Videos verified by Reuters as having been taken in the capital Tehran showed hundreds of people marching. In one of the videos, a woman could be heard shouting “Death to Khamenei!”
Other chants included slogans in support of the monarchy.
Iranian rights group Hengaw reported that a protest march after Friday prayers in Zahedan, where the Baluch minority predominates, was met with gunfire that wounded several people.
Authorities have tried a dual approach – describing protests over the economy as legitimate while condemning what they call violent rioters and cracking down with security forces.
Last week President Masoud Pezeshkian urged authorities to take a “kind and responsible approach,” and the government offered modest financial incentives to help counter worsening impoverishment as inflation has soared.
But with unrest spreading and clashes appearing more violent, the Supreme Leader, the ultimate authority in Iran, above the elected president and parliament, used much tougher language on Friday.
“The Islamic Republic came to power through the blood of hundreds of thousands of honorable people. It will not back down in the face of vandals,” he said, accusing those involved in unrest of seeking to please US President Donald Trump.
Tehran’s public prosecutor said those committing sabotage, burning public property, or engaging in clashes with security forces would face the death penalty.
FRAGMENTED OPPOSITION
Iran‘s fragmented external opposition factions called for more protests, and demonstrators have chanted slogans including “Death to the dictator!” and praising the monarchy that was overthrown in 1979.
Reza Pahlavi, exiled son of the late shah, told Iranians in a social media post: “The eyes of the world are upon you. Take to the streets.”

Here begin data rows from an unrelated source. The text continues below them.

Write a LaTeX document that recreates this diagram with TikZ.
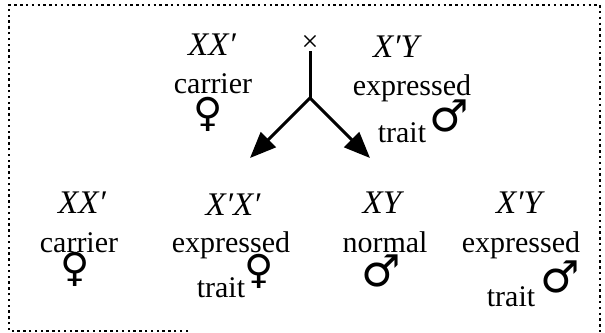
\documentclass[tikz,border=0pt]{standalone}
\usepackage{fontspec}
\setmainfont{Liberation Serif}
\newfontfamily\symfont{DejaVu Sans}
\usetikzlibrary{arrows.meta}
\tikzset{
  gen/.style={inner sep=0pt, anchor=base, font=\fontsize{33}{33}\selectfont\itshape},
  lab/.style={inner sep=0pt, anchor=base, font=\fontsize{30}{30}\selectfont},
  fem/.style={inner sep=0pt, font=\fontsize{40}{40}\selectfont\symfont},
  mal/.style={inner sep=0pt, font=\fontsize{44}{44}\selectfont\symfont\bfseries},
  frame/.style={line width=2.4pt, dash pattern=on 2.4pt off 3.4pt},
  arr/.style={line width=3pt, -{Triangle[length=26pt,width=21pt]}}
}
\begin{document}
\begin{tikzpicture}[x=1pt,y=-1pt]
\useasboundingbox (0,0) rectangle (605,332);
\draw[frame] (188,331) -- (9,331) -- (9,5) -- (600,5) -- (600,332);
% parents
\node[gen] (p1) at (212,55) {XX′};
\node[lab] (p1l) at (213,93) {carrier};
\node[fem] (p1s) at (208,114) {♀};
\node[lab, anchor=center, font=\fontsize{30}{30}\selectfont] (cross) at (310,43) {×};
\node[gen] (p2) at (396,57) {X′Y};
\node[lab] (p2l) at (412,95) {expressed};
\node[lab] (p2t) at (402,142) {trait};
\node[mal] (p2s) at (449,116) {♂};
% fork
\coordinate (fork) at (310,98);
\coordinate (tipL) at (250,158);
\coordinate (tipR) at (370,158);
\draw[line width=3pt] (cross.south) -- (fork);
\draw[arr] (fork) -- (tipL);
\draw[arr] (fork) -- (tipR);
% children
\node[gen] (c1) at (82,213) {XX′};
\node[lab] (c1l) at (79,252) {carrier};
\node[fem] (c1s) at (75,269) {♀};
\node[gen] (c2) at (233,215) {X′X′};
\node[lab] (c2l) at (231,252) {expressed};
\node[lab] (c2t) at (221,297) {trait};
\node[fem] (c2s) at (259,271) {♀};
\node[gen] (c3) at (382,213) {XY};
\node[lab] (c3l) at (385,252) {normal};
\node[mal] (c3s) at (381,271) {♂};
\node[gen] (c4) at (519,213) {X′Y};
\node[lab] (c4l) at (521,252) {expressed};
\node[lab] (c4t) at (511,306) {trait};
\node[mal] (c4s) at (560,277) {♂};
\end{tikzpicture}
\end{document}
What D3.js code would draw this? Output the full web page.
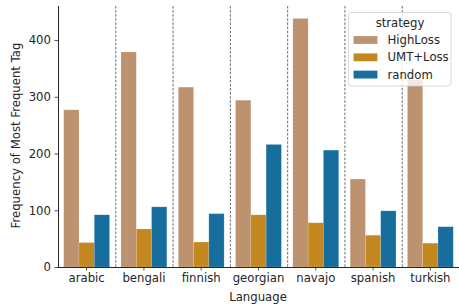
<!DOCTYPE html>
<html>
<head>
<meta charset="utf-8">
<script src="https://cdn.jsdelivr.net/npm/d3@7"></script>
<style>
    body { margin: 0; background: #fff; }
    text { font-family: "DejaVu Sans", sans-serif; fill: #262626; }
</style>
</head>
<body>
<div id="chart"></div>
<script>
var languages = ["arabic", "bengali", "finnish", "georgian", "navajo", "spanish", "turkish"];
var strategies = ["HighLoss", "UMT+Loss", "random"];
var highLoss = [277, 379, 317, 294, 438, 155, 330];
var umtLoss = [43, 67, 44, 92, 78, 56, 42];
var random = [92, 106, 94, 216, 206, 99, 71];
var yTicks = [0, 100, 200, 300, 400];
var colors = ["#bd926e", "#c38820", "#176d9c"];

var series = [highLoss, umtLoss, random];
var rows = [];
languages.forEach(function(lang, i) {
    strategies.forEach(function(s, j) {
        rows.push({lang: lang, strategy: s, value: series[j][i]});
    });
});

var width = 459, height = 304;
var margin = {top: 6, right: 0, bottom: 37, left: 58};
var fontSize = "11.7px";

var svg = d3.select("#chart").append("svg")
    .attr("width", width)
    .attr("height", height);

var x = d3.scaleBand().domain(languages).range([margin.left, width - margin.right]).paddingInner(0).paddingOuter(0);
var xInner = d3.scaleBand().domain(strategies).range([0, x.bandwidth() * 0.8]);
var y = d3.scaleLinear().domain([0, 460]).range([height - margin.bottom, margin.top]);
var color = d3.scaleOrdinal().domain(strategies).range(colors);

// dashed separators between languages
svg.append("g")
    .selectAll("line")
    .data(languages.slice(1))
    .enter()
    .append("line")
        .attr("x1", function(d) { return x(d) + 0.5; })
        .attr("x2", function(d) { return x(d) + 0.5; })
        .attr("y1", margin.top)
        .attr("y2", height - margin.bottom)
        .style("stroke", "#444")
        .style("stroke-width", 0.8)
        .style("stroke-dasharray", "2.5,1.6");

// bars
svg.append("g")
    .selectAll("rect")
    .data(rows)
    .enter()
    .append("rect")
        .attr("x", function(d) { return x(d.lang) + x.bandwidth() * 0.1 + xInner(d.strategy); })
        .attr("y", function(d) { return y(d.value); })
        .attr("width", xInner.bandwidth())
        .attr("height", function(d) { return y(0) - y(d.value); })
        .style("fill", function(d) { return color(d.strategy); })
        .style("stroke", "rgba(255,255,255,0.25)")
        .style("stroke-width", 0.6);

// axes
var yAxis = svg.append("g")
    .attr("transform", "translate(" + margin.left + ",0)")
    .call(d3.axisLeft(y).tickValues(yTicks).tickSize(3.5).tickPadding(3.5));

var xAxis = svg.append("g")
    .attr("transform", "translate(0," + (height - margin.bottom) + ")")
    .call(d3.axisBottom(x).tickSize(3.5).tickPadding(3.5));

[xAxis, yAxis].forEach(function(a) {
    a.select(".domain").style("stroke", "#262626").style("stroke-width", 1);
    a.selectAll(".tick line").style("stroke", "#262626").style("stroke-width", 0.8);
    a.selectAll(".tick text").style("font-size", fontSize).style("fill", "#262626")
        .style("font-family", "DejaVu Sans, sans-serif");
});
yAxis.select(".domain").attr("d", "M0.5," + margin.top + "V" + (height - margin.bottom + 0.5));
xAxis.select(".domain").attr("d", "M" + margin.left + ",0.5H" + (width - margin.right));

// axis labels
svg.append("text")
    .attr("x", (margin.left + width) / 2 - 0.5)
    .attr("y", 301)
    .attr("text-anchor", "middle")
    .style("font-size", fontSize)
    .text("Language");

svg.append("text")
    .attr("transform", "translate(20," + ((margin.top + height - margin.bottom) / 2 - 1) + ") rotate(-90)")
    .attr("text-anchor", "middle")
    .style("font-size", fontSize)
    .text("Frequency of Most Frequent Tag");

// legend
var legend = svg.append("g").attr("transform", "translate(348.5,12.5)");
legend.append("rect")
    .attr("width", 102.5)
    .attr("height", 73.5)
    .attr("rx", 3)
    .attr("ry", 3)
    .style("fill", "rgba(255,255,255,0.8)")
    .style("stroke", "#d0d0d0")
    .style("stroke-width", 0.8);

legend.append("text")
    .attr("x", 51.5)
    .attr("y", 14)
    .attr("text-anchor", "middle")
    .style("font-size", fontSize)
    .text("strategy");

var items = legend.selectAll(".item")
    .data(strategies)
    .enter()
    .append("g")
        .classed("item", true)
        .attr("transform", function(d, i) { return "translate(5," + (23.5 + i * 17.3) + ")"; });

items.append("rect")
    .attr("width", 24)
    .attr("height", 8)
    .style("fill", color)
    .style("stroke", "rgba(255,255,255,0.25)")
    .style("stroke-width", 0.6);

items.append("text")
    .attr("x", 34)
    .attr("y", 4)
    .attr("dy", "0.35em")
    .style("font-size", fontSize)
    .text(function(d) { return d; });
</script>
</body>
</html>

However, the extent of support inside Iran for the monarchy or for the MKO, the most vocal of émigré opposition groups, is disputed. A spokesperson for the MKO said units with the group had taken part in the protests.
“The sense of hopelessness in Iranian society is something today that we haven’t seen before. I mean, that sense of anger has just deepened over the years and we are at record new levels in terms of how Iranian society is upset,” said Alex Vatanka of the Middle East Institute in Washington.
Trump, who bombed Iran last summer and warned Tehran last week that the US could come to the protesters’ aid, said on Friday he would not meet Pahlavi and was “not sure that it would be appropriate” to support him.
Despite the increased pressure, Iranian Foreign Minister Abbas Araqchi said on Friday the chance of foreign military intervention in Iran was “very low.” He said the foreign minister of Oman, which has often interceded in negotiations between Iran and the West, would visit on Saturday.
UN rights chief Volker Turk said he was “deeply disturbed by reports of violence” and by communications shutdowns.
The Islamic Republic has weathered repeated bouts of major nationwide unrest across the decades, including student protests in 1999, mass demonstrations over a disputed election outcome in 2009, demonstrations over economic hardships in 2019, and the Woman, Life, Freedom protests in 2022.
The 2022 protests, sparked by the killing of a young woman in the custody of Iran‘s Islamic morality police, drew a large variety of people onto the streets, with men and women, old and young, rich and poor.
They were ultimately suppressed, with hundreds of people reported killed and thousands imprisoned, but authorities also subsequently ceded some ground with women now routinely disobeying public dress codes.